* [Work to complete]
Would you print the material exactly, starting at its first line and ending at the line holding "YAxis, CartesianGrid, ReferenceLine"?

* [Dataset extract]
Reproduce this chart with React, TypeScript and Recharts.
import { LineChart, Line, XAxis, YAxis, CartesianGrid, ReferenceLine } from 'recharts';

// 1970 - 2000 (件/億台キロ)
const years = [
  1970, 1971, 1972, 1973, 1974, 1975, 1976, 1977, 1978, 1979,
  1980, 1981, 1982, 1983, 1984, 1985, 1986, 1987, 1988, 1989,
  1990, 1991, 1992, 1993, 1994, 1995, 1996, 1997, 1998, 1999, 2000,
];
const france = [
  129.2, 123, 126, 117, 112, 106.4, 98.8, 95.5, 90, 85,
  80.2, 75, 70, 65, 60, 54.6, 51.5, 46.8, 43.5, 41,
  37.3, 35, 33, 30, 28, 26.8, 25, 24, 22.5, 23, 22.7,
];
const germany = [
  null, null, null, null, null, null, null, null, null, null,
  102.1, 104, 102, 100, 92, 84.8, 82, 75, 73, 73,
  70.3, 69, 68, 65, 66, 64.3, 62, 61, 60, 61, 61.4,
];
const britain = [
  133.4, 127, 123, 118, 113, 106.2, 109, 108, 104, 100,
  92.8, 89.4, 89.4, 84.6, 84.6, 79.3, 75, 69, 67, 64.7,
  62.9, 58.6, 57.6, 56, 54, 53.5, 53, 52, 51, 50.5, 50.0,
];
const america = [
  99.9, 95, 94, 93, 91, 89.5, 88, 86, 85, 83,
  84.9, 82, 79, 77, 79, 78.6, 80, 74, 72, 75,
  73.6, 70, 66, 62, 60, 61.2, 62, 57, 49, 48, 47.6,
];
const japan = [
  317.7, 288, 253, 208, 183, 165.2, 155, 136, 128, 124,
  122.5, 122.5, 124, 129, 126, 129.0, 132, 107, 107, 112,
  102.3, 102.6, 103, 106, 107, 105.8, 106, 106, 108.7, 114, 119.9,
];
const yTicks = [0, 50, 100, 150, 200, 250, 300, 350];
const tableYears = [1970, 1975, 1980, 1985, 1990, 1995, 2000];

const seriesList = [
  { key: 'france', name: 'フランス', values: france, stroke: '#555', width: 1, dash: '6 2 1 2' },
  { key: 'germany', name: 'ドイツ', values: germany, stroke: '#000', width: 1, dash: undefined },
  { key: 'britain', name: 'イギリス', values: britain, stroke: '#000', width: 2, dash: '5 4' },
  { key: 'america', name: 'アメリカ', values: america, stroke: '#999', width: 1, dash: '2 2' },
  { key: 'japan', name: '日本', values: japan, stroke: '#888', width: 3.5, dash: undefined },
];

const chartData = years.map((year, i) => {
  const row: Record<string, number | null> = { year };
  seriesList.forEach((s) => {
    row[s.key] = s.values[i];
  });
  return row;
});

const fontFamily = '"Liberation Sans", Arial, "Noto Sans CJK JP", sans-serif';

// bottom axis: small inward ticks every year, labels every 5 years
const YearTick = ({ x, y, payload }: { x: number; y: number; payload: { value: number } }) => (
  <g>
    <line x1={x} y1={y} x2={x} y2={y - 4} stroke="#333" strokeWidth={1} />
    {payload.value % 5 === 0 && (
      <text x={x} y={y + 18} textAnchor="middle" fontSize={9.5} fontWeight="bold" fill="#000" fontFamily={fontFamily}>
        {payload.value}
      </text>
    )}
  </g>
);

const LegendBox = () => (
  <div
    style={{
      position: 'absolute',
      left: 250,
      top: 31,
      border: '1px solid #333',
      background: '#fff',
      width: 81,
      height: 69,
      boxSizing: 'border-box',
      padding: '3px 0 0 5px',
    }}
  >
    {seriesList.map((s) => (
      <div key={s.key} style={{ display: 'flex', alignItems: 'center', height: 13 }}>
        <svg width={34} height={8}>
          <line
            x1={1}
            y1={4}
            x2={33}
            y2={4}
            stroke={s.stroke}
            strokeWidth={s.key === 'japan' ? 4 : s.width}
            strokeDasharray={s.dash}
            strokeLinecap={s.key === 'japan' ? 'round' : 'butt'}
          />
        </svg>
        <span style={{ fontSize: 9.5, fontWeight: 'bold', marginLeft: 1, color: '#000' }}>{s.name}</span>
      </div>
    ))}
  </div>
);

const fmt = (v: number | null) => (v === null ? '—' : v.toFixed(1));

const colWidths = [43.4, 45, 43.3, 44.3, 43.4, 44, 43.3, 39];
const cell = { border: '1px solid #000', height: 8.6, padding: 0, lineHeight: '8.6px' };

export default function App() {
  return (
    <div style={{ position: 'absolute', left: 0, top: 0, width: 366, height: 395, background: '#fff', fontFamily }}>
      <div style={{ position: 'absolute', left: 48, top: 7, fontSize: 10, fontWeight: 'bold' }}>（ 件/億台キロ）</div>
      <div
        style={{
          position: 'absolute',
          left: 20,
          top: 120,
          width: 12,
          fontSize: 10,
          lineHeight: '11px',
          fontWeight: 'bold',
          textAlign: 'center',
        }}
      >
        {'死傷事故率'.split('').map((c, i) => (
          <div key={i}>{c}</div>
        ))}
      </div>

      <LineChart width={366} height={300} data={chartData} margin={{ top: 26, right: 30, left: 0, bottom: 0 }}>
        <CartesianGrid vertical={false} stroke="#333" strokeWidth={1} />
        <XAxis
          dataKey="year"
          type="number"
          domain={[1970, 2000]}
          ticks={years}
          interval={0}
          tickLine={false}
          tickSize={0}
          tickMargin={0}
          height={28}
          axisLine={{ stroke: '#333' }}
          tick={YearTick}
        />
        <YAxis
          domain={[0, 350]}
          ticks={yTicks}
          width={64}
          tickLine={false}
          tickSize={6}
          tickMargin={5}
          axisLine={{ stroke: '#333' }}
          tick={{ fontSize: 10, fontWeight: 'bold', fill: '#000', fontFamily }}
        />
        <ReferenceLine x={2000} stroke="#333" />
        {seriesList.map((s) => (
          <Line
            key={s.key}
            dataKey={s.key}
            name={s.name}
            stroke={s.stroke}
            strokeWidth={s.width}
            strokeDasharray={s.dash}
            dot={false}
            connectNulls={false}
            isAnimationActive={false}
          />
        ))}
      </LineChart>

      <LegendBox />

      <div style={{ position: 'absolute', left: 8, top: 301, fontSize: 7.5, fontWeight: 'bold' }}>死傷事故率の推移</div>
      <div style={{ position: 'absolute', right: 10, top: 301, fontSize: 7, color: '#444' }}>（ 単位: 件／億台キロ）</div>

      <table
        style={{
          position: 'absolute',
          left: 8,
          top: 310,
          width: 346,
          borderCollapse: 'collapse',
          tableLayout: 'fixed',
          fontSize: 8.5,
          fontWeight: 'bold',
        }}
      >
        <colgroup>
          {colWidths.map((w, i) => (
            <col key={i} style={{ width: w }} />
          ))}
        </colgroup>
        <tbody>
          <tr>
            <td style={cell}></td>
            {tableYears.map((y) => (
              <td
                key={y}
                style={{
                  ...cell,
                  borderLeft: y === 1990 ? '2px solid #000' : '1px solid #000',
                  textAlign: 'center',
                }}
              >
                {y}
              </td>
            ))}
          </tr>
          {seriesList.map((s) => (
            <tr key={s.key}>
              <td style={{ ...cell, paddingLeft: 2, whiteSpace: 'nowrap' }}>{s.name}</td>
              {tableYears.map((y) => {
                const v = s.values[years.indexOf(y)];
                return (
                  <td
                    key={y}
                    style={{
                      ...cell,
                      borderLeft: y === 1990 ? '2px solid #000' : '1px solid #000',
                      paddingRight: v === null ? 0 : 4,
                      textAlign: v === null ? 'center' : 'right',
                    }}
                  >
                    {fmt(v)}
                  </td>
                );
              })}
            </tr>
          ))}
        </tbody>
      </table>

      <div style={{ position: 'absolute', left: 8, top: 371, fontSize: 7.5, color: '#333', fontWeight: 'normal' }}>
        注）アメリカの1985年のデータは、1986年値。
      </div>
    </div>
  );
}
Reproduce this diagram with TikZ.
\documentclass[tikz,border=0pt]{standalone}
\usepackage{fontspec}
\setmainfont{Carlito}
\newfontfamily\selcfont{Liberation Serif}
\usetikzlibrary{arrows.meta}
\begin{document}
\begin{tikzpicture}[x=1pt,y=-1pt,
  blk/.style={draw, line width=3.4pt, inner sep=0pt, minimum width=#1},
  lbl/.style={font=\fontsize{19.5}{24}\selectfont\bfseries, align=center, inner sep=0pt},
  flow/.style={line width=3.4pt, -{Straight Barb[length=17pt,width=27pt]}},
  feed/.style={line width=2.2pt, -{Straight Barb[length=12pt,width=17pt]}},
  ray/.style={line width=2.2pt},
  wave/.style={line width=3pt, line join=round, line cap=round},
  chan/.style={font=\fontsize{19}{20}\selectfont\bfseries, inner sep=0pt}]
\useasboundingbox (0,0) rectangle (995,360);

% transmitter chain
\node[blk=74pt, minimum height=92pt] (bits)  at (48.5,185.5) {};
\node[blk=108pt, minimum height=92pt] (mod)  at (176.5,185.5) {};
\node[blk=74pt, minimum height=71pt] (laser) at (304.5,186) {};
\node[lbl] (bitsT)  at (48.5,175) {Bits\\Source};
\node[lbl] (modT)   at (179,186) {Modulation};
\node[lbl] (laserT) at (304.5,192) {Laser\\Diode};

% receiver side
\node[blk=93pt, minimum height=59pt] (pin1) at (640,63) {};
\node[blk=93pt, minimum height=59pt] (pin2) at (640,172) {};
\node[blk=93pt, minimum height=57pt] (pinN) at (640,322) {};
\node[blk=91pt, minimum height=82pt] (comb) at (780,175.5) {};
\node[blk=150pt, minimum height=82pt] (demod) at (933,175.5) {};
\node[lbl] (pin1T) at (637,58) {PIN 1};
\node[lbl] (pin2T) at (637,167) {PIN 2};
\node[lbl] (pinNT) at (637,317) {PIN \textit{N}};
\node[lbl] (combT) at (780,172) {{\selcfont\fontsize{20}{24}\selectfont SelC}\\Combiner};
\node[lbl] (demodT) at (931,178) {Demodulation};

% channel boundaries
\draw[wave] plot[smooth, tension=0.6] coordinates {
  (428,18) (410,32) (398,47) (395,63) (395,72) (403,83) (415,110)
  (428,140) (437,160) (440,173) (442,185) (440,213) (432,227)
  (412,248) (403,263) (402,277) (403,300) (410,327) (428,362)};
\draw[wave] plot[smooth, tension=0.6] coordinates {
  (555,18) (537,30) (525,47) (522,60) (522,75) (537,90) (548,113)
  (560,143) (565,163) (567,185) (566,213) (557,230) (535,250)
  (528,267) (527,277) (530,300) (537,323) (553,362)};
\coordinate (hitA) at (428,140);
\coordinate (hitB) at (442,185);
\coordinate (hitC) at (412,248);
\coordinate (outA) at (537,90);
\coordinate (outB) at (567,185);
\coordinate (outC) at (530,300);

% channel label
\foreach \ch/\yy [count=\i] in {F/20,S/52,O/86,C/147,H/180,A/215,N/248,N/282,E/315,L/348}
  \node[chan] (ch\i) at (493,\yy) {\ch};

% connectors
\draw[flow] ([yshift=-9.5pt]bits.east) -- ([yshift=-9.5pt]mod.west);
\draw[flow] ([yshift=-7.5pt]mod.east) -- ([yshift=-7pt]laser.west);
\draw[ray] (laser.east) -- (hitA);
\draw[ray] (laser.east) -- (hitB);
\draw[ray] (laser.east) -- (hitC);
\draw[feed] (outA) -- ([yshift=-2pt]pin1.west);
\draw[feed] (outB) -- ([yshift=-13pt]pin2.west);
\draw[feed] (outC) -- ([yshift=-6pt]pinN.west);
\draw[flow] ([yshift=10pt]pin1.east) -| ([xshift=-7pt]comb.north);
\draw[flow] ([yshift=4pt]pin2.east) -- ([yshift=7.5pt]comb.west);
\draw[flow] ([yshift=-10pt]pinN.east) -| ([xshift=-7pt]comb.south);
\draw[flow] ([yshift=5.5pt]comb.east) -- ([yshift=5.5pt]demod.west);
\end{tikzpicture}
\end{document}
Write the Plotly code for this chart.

* [Expected answer]
Reproduce this chart with React, TypeScript and Recharts.
import { LineChart, Line, XAxis, YAxis, CartesianGrid, ReferenceLine } from 'recharts';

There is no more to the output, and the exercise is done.